I had an idea of something that would make a good blog post. I believe it would be helpful to someone. But even as I logged in during a study break, I hesitated. I was glad I did. I've been writing more in paper these days, and as I jotted down a few thoughts, I changed my mind. In being too transparent, there is a risk.
When we are transparent with others, regardless of the venue, it is an offering. We open up ourselves, knowing that there is the potential for rejection; ridicule; shame; judgment. Even when we are "anonymous" via the internet, the risk is the same. The difference is that we don't see the reactions of others. Anyone who thinks that the risk is less when online isn't thinking through the matter.
In the past couple of years, there have been bloggers whom I think have said too much. I recognize it because in the past, I have been guilty of that myself. Not everything needs to be said. There are things I said as a mom of teens which I see now as a mom of adults I shouldn't have said online, despite the facade of anonymity. When a blogger who hasn't been married all that long says something too personal about the marriage (despite getting "permission" from the spouse), I feel embarrassed for that person. The only kind of things my husband and I reveal about one another to others are the things which are not all that serious; the silly things we tease each other about. I would never go into any detail about my husband's emotional situation or anything serious about our marriage. It's off limits, and rightly so.

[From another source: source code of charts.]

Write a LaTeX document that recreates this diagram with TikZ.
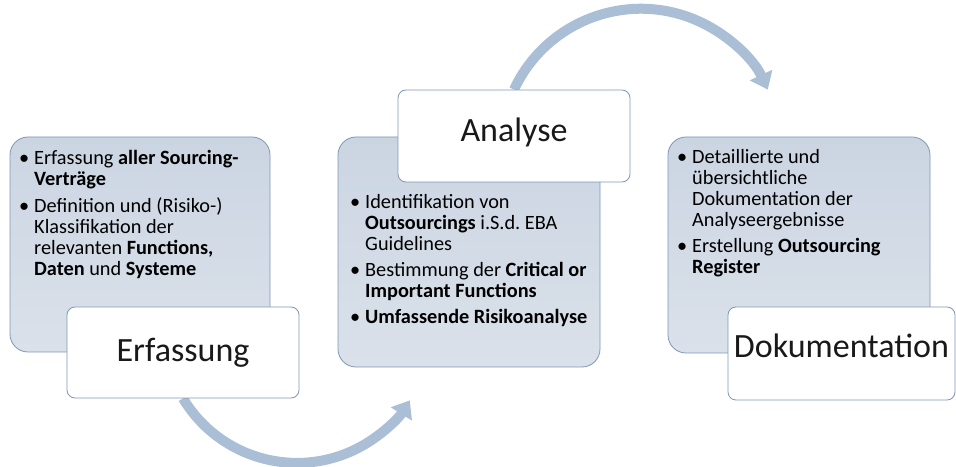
\documentclass[tikz,border=0pt]{standalone}
\usepackage{fontspec}
\setmainfont{Carlito}
\usepackage{xcolor}
\usepackage{tikz}
\usetikzlibrary{arrows.meta,positioning,backgrounds}
\definecolor{paneltop}{RGB}{203,213,226}
\definecolor{panelbot}{RGB}{218,225,234}
\definecolor{edgeblue}{RGB}{126,151,182}
\definecolor{flowblue}{RGB}{170,190,214}
\newcommand{\blt}{\makebox[15pt][l]{\textbullet}}

\begin{document}
\begin{tikzpicture}[x=1pt,y=1pt,
  panel/.style={draw=edgeblue,line width=0.8pt,rounded corners=18pt,
    top color=paneltop,bottom color=panelbot},
  stage/.style={draw=edgeblue,line width=0.8pt,rounded corners=8pt,fill=white,
    font=\fontsize{34}{36}\selectfont,text=black!90},
  points/.style={anchor=north west,inner sep=0pt,align=left,
    font=\fontsize{20.3}{21}\selectfont\frenchspacing,text=black},
  flow/.style={draw=flowblue,line width=10pt,-{Triangle[width=24pt,length=16pt]}}]
  \useasboundingbox (0,0) rectangle (956,466);

  % grey panels with the bullet lists
  \node[panel,minimum width=260pt,minimum height=215pt] (erfp) at (140,221.5) {};
  \node[panel,minimum width=262pt,minimum height=230pt] (anap) at (469,214) {};
  \node[panel,minimum width=262pt,minimum height=216pt] (dokp) at (799,221) {};

  \node[points] (erft) at (19,316) {%
    \begin{tabular}{@{}l@{}l@{}}
      \blt & Erfassung \textbf{aller Sourcing-}\\
           & \textbf{Verträge}\\[5pt]
      \blt & Definition und (Risiko-)\\
           & Klassifikation der\\
           & relevanten \textbf{Functions,}\\
           & \textbf{Daten} und \textbf{Systeme}
    \end{tabular}};
  \node[points] (anat) at (350,272) {%
    \begin{tabular}{@{}l@{}l@{}}
      \blt & Identifikation von\\
           & \textbf{Outsourcings} i.S.d. EBA\\
           & Guidelines\\[5pt]
      \blt & Bestimmung der \textbf{Critical or}\\
           & \textbf{Important Functions}\\[5pt]
      \blt & \textbf{Umfassende Risikoanalyse}
    \end{tabular}};
  \node[points] (dokt) at (677,317) {%
    \begin{tabular}{@{}l@{}l@{}}
      \blt & Detaillierte und\\
           & übersichtliche\\
           & Dokumentation der\\
           & Analyseergebnisse\\[5pt]
      \blt & Erstellung \textbf{Outsourcing}\\
           & \textbf{Register}
    \end{tabular}};

  % stage labels
  \node[stage,minimum width=232pt,minimum height=91pt] (erf) at (183,113.5) {Erfassung};
  \node[stage,minimum width=232pt,minimum height=92pt] (ana) at (514,330) {\raisebox{4pt}[\height][\depth]{Analyse}};
  \node[stage,minimum width=227pt,minimum height=93pt] (dok) at (841.5,112.5) {\raisebox{8pt}[\height][\depth]{Dokumentation}};

  % curved arrows between the stages
  \begin{scope}[on background layer]
    \draw[flow] (erf.south) arc[start angle=211,end angle=328,radius=133];
    \draw[flow] (ana.north) arc[start angle=155,end angle=25,radius=140];
  \end{scope}
\end{tikzpicture}
\end{document}
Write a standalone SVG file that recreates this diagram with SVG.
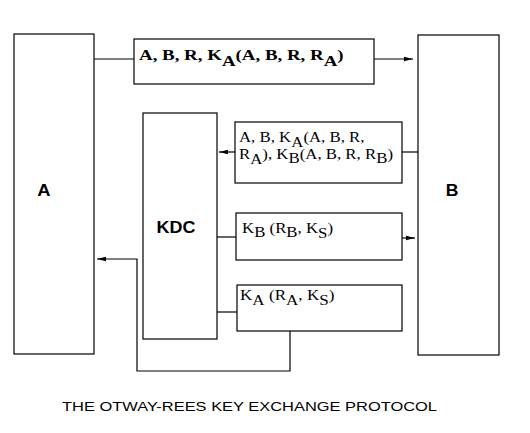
<svg xmlns="http://www.w3.org/2000/svg" width="530" height="433" viewBox="0 0 530 433">
<defs>
<marker id="ah" markerUnits="userSpaceOnUse" markerWidth="9" markerHeight="6" refX="9" refY="3" orient="auto">
<path d="M0,0.8 L9,3 L0,5.2 z" fill="#000"/>
</marker>
<style>
rect{fill:#fff;stroke:#000;stroke-width:1.2}
.c{fill:none;stroke:#000;stroke-width:1.2}
.big{font-family:"Liberation Sans",Arial,sans-serif;font-weight:bold;font-size:16px}
.msg{font-family:"Liberation Serif","Times New Roman",serif;font-size:14px}
.b{font-weight:bold;font-size:15px}
.cap{font-family:"Liberation Sans",Arial,sans-serif;font-size:13px}
</style>
</defs>
<rect x="0" y="0" width="530" height="433" style="fill:#fff;stroke:none"/>
<g id="connectors">
<path class="c" d="M94,59 H134"/>
<path class="c" d="M374,59 H413" marker-end="url(#ah)"/>
<path class="c" d="M418,152 H402"/>
<path class="c" d="M235,152 H219" marker-end="url(#ah)"/>
<path class="c" d="M217,237 H236"/>
<path class="c" d="M402,238 H415" marker-end="url(#ah)"/>
<path class="c" d="M217,312 H237"/>
<path class="c" d="M290,331 V371 H137 V259 H97" marker-end="url(#ah)"/>
</g>
<g id="nodeA"><rect x="14" y="34" width="80" height="320"/><text class="big" transform="translate(44,196) scale(1.15,1)" text-anchor="middle">A</text></g>
<g id="nodeB"><rect x="418" y="35" width="81" height="320"/><text class="big" transform="translate(452,196) scale(1.1,1)" text-anchor="middle">B</text></g>
<g id="nodeKDC"><rect x="143" y="113" width="74" height="226"/><text class="big" transform="translate(176,233) scale(1.12,1)" text-anchor="middle">KDC</text></g>
<g id="msg1"><rect x="134" y="39" width="240" height="45"/>
<text class="msg b" transform="translate(139,60) scale(1.26,1)">A, B, R, K<tspan dy="6">A</tspan><tspan dy="-6">(A, B, R, R</tspan><tspan dy="6">A</tspan><tspan dy="-6">)</tspan></text></g>
<g id="msg2"><rect x="235" y="122" width="167" height="61"/>
<text class="msg" transform="translate(239,142) scale(1.2,1)">A, B, K<tspan dy="5">A</tspan><tspan dy="-5">(A, B, R,</tspan></text>
<text class="msg" transform="translate(239,159) scale(1.2,1)">R<tspan dy="5">A</tspan><tspan dy="-5">), K</tspan><tspan dy="4">B</tspan><tspan dy="-4">(A, B, R, R</tspan><tspan dy="4">B</tspan><tspan dy="-4">)</tspan></text></g>
<g id="msg3"><rect x="236" y="213" width="166" height="47"/>
<text class="msg" transform="translate(242,233) scale(1.2,1)">K<tspan dy="4">B</tspan><tspan dy="-4"> (R</tspan><tspan dy="4">B</tspan><tspan dy="-4">, K</tspan><tspan dy="5">S</tspan><tspan dy="-5">)</tspan></text></g>
<g id="msg4"><rect x="237" y="285" width="165" height="46"/>
<text class="msg" transform="translate(240,300) scale(1.22,1)">K<tspan dy="5">A</tspan><tspan dy="-5"> (R</tspan><tspan dy="5">A</tspan><tspan dy="-5">, K</tspan><tspan dy="5">S</tspan><tspan dy="-5">)</tspan></text></g>
<text class="cap" x="62" y="411" textLength="375" lengthAdjust="spacingAndGlyphs">THE OTWAY-REES KEY EXCHANGE PROTOCOL</text>
</svg>
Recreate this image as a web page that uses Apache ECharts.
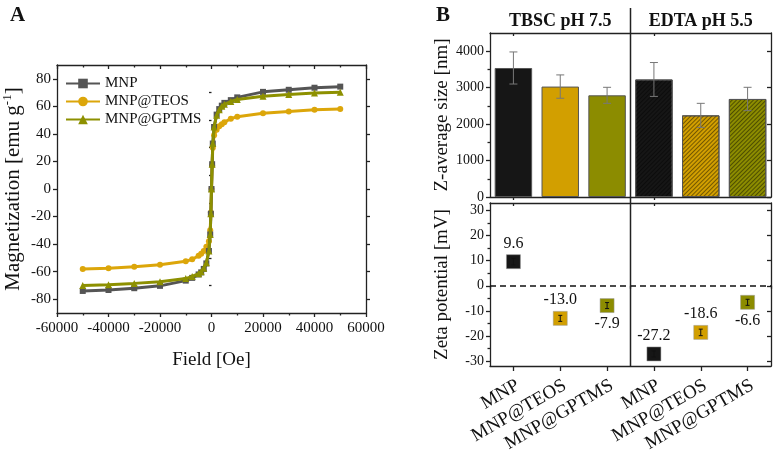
<!DOCTYPE html>
<html>
<head>
<meta charset="UTF-8">
<title>MNP magnetisation / DLS</title>
<script src="https://cdn.jsdelivr.net/npm/echarts@6/dist/echarts.min.js"></script>
<style>
  html, body { margin: 0; padding: 0; background: #fff; }
  #main { width: 777px; height: 457px; }
</style>
</head>
<body>
<div id="main"></div>
<script>
// ---- panel A : magnetisation vs field ----
var field = [-50000, -40000, -30000, -20000, -10000, -7500, -5000, -4000, -3000, -2000, -1000, -500, -250, 0,
             250, 500, 1000, 2000, 3000, 4000, 5000, 7500, 10000, 20000, 30000, 40000, 50000];
var magMNP   = [-74, -73.3, -72, -70.3, -66.5, -64.5, -62, -60.5, -58, -54, -45, -33, -18, 0,
                18, 33, 45, 54, 58, 60.5, 62.5, 64.5, 66.5, 70.5, 72, 73.5, 74.3];
var magTEOS  = [-58, -57.5, -56.5, -55, -52.5, -51, -48.5, -47, -45, -42, -38, -30, -17, 0,
                17, 30, 39, 43, 45.5, 47, 48.5, 51, 52.5, 55, 56.3, 57.5, 58];
var magGPTMS = [-70, -69.5, -68.5, -67.3, -65, -63.5, -61.5, -60, -57.5, -53.5, -45, -33, -18, 0,
                18, 33, 45, 53.5, 57.5, 60, 61.5, 63.5, 65, 67.4, 68.6, 69.6, 70.3];
var magNames = ['MNP', 'MNP@TEOS', 'MNP@GPTMS'];
var magTicks = [-80, -60, -40, -20, 0, 20, 40, 60, 80];

// ---- panel B : DLS size + zeta potential ----
var buffers = ['TBSC pH 7.5', 'EDTA pH 5.5'];
var samples = ['MNP', 'MNP@TEOS', 'MNP@GPTMS', 'MNP', 'MNP@TEOS', 'MNP@GPTMS'];
var zSize    = [3540, 3030, 2790, 3225, 2240, 2690];
var zSizeErr = [440, 320, 220, 465, 330, 320];
var zeta     = [9.6, -13.0, -7.9, -27.2, -18.6, -6.6];
var zetaErr  = [1.3, 1.2, 1.2, 1.2, 1.3, 1.2];
var sizeTicks = [0, 1000, 2000, 3000, 4000];
var zetaTicks = [-30, -20, -10, 0, 10, 20, 30];

var colA = ['#555555', '#dca60a', '#8d9000'];
var colB = ['#161616', '#d29f00', '#8c8c00'];
var labelSide = ['top', 'top', 'bottom', 'top', 'top', 'bottom'];
var serif = 'Liberation Serif';

function zip(a, b) { return a.map(function (v, i) { return [v, b[i]]; }); }
function errData(vals, errs) {
  return vals.map(function (v, i) { return [i, v - errs[i], v + errs[i]]; });
}
function errRender(cap, color) {
  return function (params, api) {
    var x = api.value(0);
    var p1 = api.coord([x, api.value(2)]);
    var p2 = api.coord([x, api.value(1)]);
    var st = { stroke: color, lineWidth: 1 };
    return { type: 'group', children: [
      { type: 'line', shape: { x1: p1[0], y1: p1[1], x2: p2[0], y2: p2[1] }, style: st },
      { type: 'line', shape: { x1: p1[0] - cap, y1: p1[1], x2: p1[0] + cap, y2: p1[1] }, style: st },
      { type: 'line', shape: { x1: p2[0] - cap, y1: p2[1], x2: p2[0] + cap, y2: p2[1] }, style: st }
    ]};
  };
}
function odd(list, step) { // minor tick positions half way between majors
  return list.slice(0, -1).map(function (v) { return v + step; });
}
function plain(v) { return String(v); }

var lineStyleAx = { color: '#222', width: 1.3 };
function frameAxis(o) {
  var base = {
    axisLine: { show: true, onZero: false, lineStyle: lineStyleAx },
    axisTick: { show: true, lineStyle: lineStyleAx },
    axisLabel: { show: false },
    splitLine: { show: false }
  };
  return Object.assign(base, o);
}

var GA = { left: 57, top: 65, width: 309, height: 248 };
var GB1 = { left: 490, top: 33, width: 281, height: 164 };
var GB2 = { left: 490, top: 203, width: 281, height: 163 };

var tickFont = { fontFamily: serif, fontSize: 15, color: '#111', formatter: plain };
var tickFontB = { fontFamily: serif, fontSize: 14, color: '#111', formatter: plain };

var option = {
  animation: false,
  backgroundColor: '#fff',
  textStyle: { fontFamily: serif },
  grid: [GA, GB1, GB2],
  legend: {
    data: magNames, orient: 'vertical', left: 60, top: 71,
    itemWidth: 34, itemHeight: 12, itemGap: 3,
    textStyle: { fontFamily: serif, fontSize: 15, color: '#111' }
  },
  xAxis: [
    frameAxis({ type: 'value', gridIndex: 0, position: 'bottom', min: -60000, max: 60000, interval: 20000,
      axisLabel: Object.assign({ show: true, margin: 8 }, tickFont),
      axisTick: { show: true, length: 4, lineStyle: lineStyleAx },
      minorTick: { show: true, splitNumber: 2, length: 2.5, lineStyle: lineStyleAx },
      name: 'Field [Oe]', nameLocation: 'middle', nameGap: 38,
      nameTextStyle: { fontFamily: serif, fontSize: 19, color: '#111' } }),
    frameAxis({ type: 'value', gridIndex: 0, position: 'top', min: -60000, max: 60000, interval: 20000,
      axisTick: { show: true, inside: true, length: 4, lineStyle: lineStyleAx },
      minorTick: { show: true, splitNumber: 2, length: 2.5, lineStyle: lineStyleAx } }),
    frameAxis({ type: 'category', gridIndex: 1, position: 'bottom', data: samples,
      axisTick: { show: true, alignWithLabel: true, length: 3, lineStyle: lineStyleAx } }),
    frameAxis({ type: 'category', gridIndex: 2, position: 'bottom', data: samples,
      axisTick: { show: true, alignWithLabel: true, length: 5, lineStyle: lineStyleAx },
      axisLabel: { show: true, rotate: 30, margin: 10, interval: 0, verticalAlign: 'top',
                   fontFamily: serif, fontSize: 19, color: '#111' } }),
    frameAxis({ type: 'category', gridIndex: 2, position: 'bottom', data: samples,
      axisLine: { show: false }, axisTick: { show: true, length: 3, lineStyle: lineStyleAx } }),
    frameAxis({ type: 'category', gridIndex: 1, position: 'top', data: samples,
      axisTick: { show: true, inside: true, alignWithLabel: true, length: 3, lineStyle: lineStyleAx } }),
    frameAxis({ type: 'category', gridIndex: 2, position: 'top', data: samples,
      axisTick: { show: true, inside: true, alignWithLabel: true, length: 3, lineStyle: lineStyleAx } })
  ],
  yAxis: [
    frameAxis({ type: 'value', gridIndex: 0, position: 'left', min: -90, max: 90,
      axisLabel: Object.assign({ show: true, margin: 6, customValues: magTicks }, tickFont),
      axisTick: { show: true, length: 4, customValues: magTicks, lineStyle: lineStyleAx },
      name: '{a|Magnetization [emu g}{s|-1}{a|]}', nameLocation: 'middle', nameGap: 32,
      nameTextStyle: { color: '#111', rich: {
        a: { fontFamily: serif, fontSize: 21, lineHeight: 24, color: '#111' },
        s: { fontFamily: serif, fontSize: 13, lineHeight: 24, verticalAlign: 'top', color: '#111' } } } }),
    frameAxis({ type: 'value', gridIndex: 0, position: 'left', min: -90, max: 90,
      axisLine: { show: false },
      axisTick: { show: true, length: 2.5, customValues: odd(magTicks, 10), lineStyle: lineStyleAx } }),
    frameAxis({ type: 'value', gridIndex: 0, position: 'right', min: -90, max: 90,
      axisTick: { show: true, length: 4, customValues: magTicks, lineStyle: lineStyleAx } }),
    frameAxis({ type: 'value', gridIndex: 1, position: 'left', min: 0, max: 4500,
      axisLabel: Object.assign({ show: true, margin: 6, customValues: sizeTicks }, tickFontB),
      axisTick: { show: true, length: 4, customValues: sizeTicks, lineStyle: lineStyleAx },
      name: 'Z-average size [nm]', nameLocation: 'middle', nameGap: 38,
      nameTextStyle: { fontFamily: serif, fontSize: 19, color: '#111' } }),
    frameAxis({ type: 'value', gridIndex: 1, position: 'left', min: 0, max: 4500,
      axisLine: { show: false },
      axisTick: { show: true, length: 2.5, customValues: odd(sizeTicks, 500), lineStyle: lineStyleAx } }),
    frameAxis({ type: 'value', gridIndex: 1, position: 'right', min: 0, max: 4500,
      axisTick: { show: true, inside: true, length: 4, customValues: sizeTicks, lineStyle: lineStyleAx } }),
    frameAxis({ type: 'value', gridIndex: 2, position: 'left', min: -32, max: 33,
      axisLabel: Object.assign({ show: true, margin: 6, customValues: zetaTicks }, tickFontB),
      axisTick: { show: true, length: 4, customValues: zetaTicks, lineStyle: lineStyleAx },
      name: 'Zeta potential [mV]', nameLocation: 'middle', nameGap: 38,
      nameTextStyle: { fontFamily: serif, fontSize: 19, color: '#111' } }),
    frameAxis({ type: 'value', gridIndex: 2, position: 'left', min: -32, max: 33,
      axisLine: { show: false },
      axisTick: { show: true, length: 2.5, customValues: odd(zetaTicks, 5), lineStyle: lineStyleAx } }),
    frameAxis({ type: 'value', gridIndex: 2, position: 'right', min: -32, max: 33,
      axisTick: { show: true, inside: true, length: 4, customValues: zetaTicks, lineStyle: lineStyleAx } })
  ],
  series: [
    { name: magNames[0], type: 'line', xAxisIndex: 0, yAxisIndex: 0, data: zip(field, magMNP),
      symbol: 'rect', symbolSize: 6, lineStyle: { width: 3, color: colA[0] }, itemStyle: { color: colA[0] }, z: 4 },
    { name: magNames[1], type: 'line', xAxisIndex: 0, yAxisIndex: 0, data: zip(field, magTEOS),
      symbol: 'circle', symbolSize: 6, lineStyle: { width: 3, color: colA[1] }, itemStyle: { color: colA[1] }, z: 3 },
    { name: magNames[2], type: 'line', xAxisIndex: 0, yAxisIndex: 0, data: zip(field, magGPTMS),
      symbol: 'triangle', symbolSize: 7, lineStyle: { width: 3, color: colA[2] }, itemStyle: { color: colA[2] }, z: 5 },
    { type: 'bar', xAxisIndex: 2, yAxisIndex: 3, barWidth: '80%',
      data: zSize.map(function (v, i) {
        var st = { color: colB[i % 3], borderColor: '#555', borderWidth: 1 };
        if (i >= 3) {
          st.decal = { symbol: 'rect', symbolSize: 1, dashArrayX: [1, 0], dashArrayY: [1, 2],
                       rotation: -Math.PI / 4, color: 'rgba(0,0,0,0.45)' };
        }
        return { value: v, itemStyle: st };
      }) },
    { type: 'custom', xAxisIndex: 2, yAxisIndex: 3, data: errData(zSize, zSizeErr),
      encode: { x: 0, y: [1, 2] }, renderItem: errRender(4, '#777'), z: 5 },
    { type: 'scatter', xAxisIndex: 3, yAxisIndex: 6, symbol: 'rect', symbolSize: 14,
      data: zeta.map(function (v, i) {
        return { value: [i, v],
                 itemStyle: { color: colB[i % 3], opacity: 1, borderColor: '#999', borderWidth: 0.5 },
                 label: { position: labelSide[i] } };
      }),
      label: { show: true, distance: 3, fontFamily: serif, fontSize: 16, color: '#111',
               formatter: function (p) { return p.value[1].toFixed(1); } },
      markLine: { silent: true, symbol: 'none', label: { show: false },
                  lineStyle: { type: [6, 4], color: '#111', width: 1.5 },
                  data: [{ yAxis: 0 }] } },
    { type: 'custom', xAxisIndex: 3, yAxisIndex: 6, data: errData(zeta, zetaErr),
      encode: { x: 0, y: [1, 2] }, renderItem: errRender(2, '#111'), z: 5 }
  ],
  graphic: [
    { type: 'text', left: 10, top: 5, style: { text: 'A', font: 'bold 21px "Liberation Serif"', fill: '#111' } },
    { type: 'text', left: 436, top: 5, style: { text: 'B', font: 'bold 21px "Liberation Serif"', fill: '#111' } },
    { type: 'text', x: GB1.left + GB1.width / 4, y: 21,
      style: { text: buffers[0], font: 'bold 18px "Liberation Serif"', fill: '#111', textAlign: 'center', textVerticalAlign: 'middle' } },
    { type: 'text', x: GB1.left + GB1.width * 3 / 4, y: 21,
      style: { text: buffers[1], font: 'bold 18px "Liberation Serif"', fill: '#111', textAlign: 'center', textVerticalAlign: 'middle' } },
    { type: 'line', z: 100,
      shape: { x1: GB1.left + GB1.width / 2, y1: 8, x2: GB1.left + GB1.width / 2, y2: GB2.top + GB2.height },
      style: { stroke: '#222', lineWidth: 1.5 } }
  ]
};

var chart = echarts.init(document.getElementById('main'));
chart.setOption(option);
</script>
</body>
</html>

Unfortunately, I haven't always been wise. There are things I have written which, now that my blog is all but dead, make me feel the same way I do when someone comes to the door and I'm still in my pajamas. Yesterday, as I contemplated that post, and rejected the notion, I wondered, "Does this mean I'm all grown up now?" I doubt it, but I think I'm on my way. My post can stay safely contained in paper and maybe some day, I'll share it. But not today.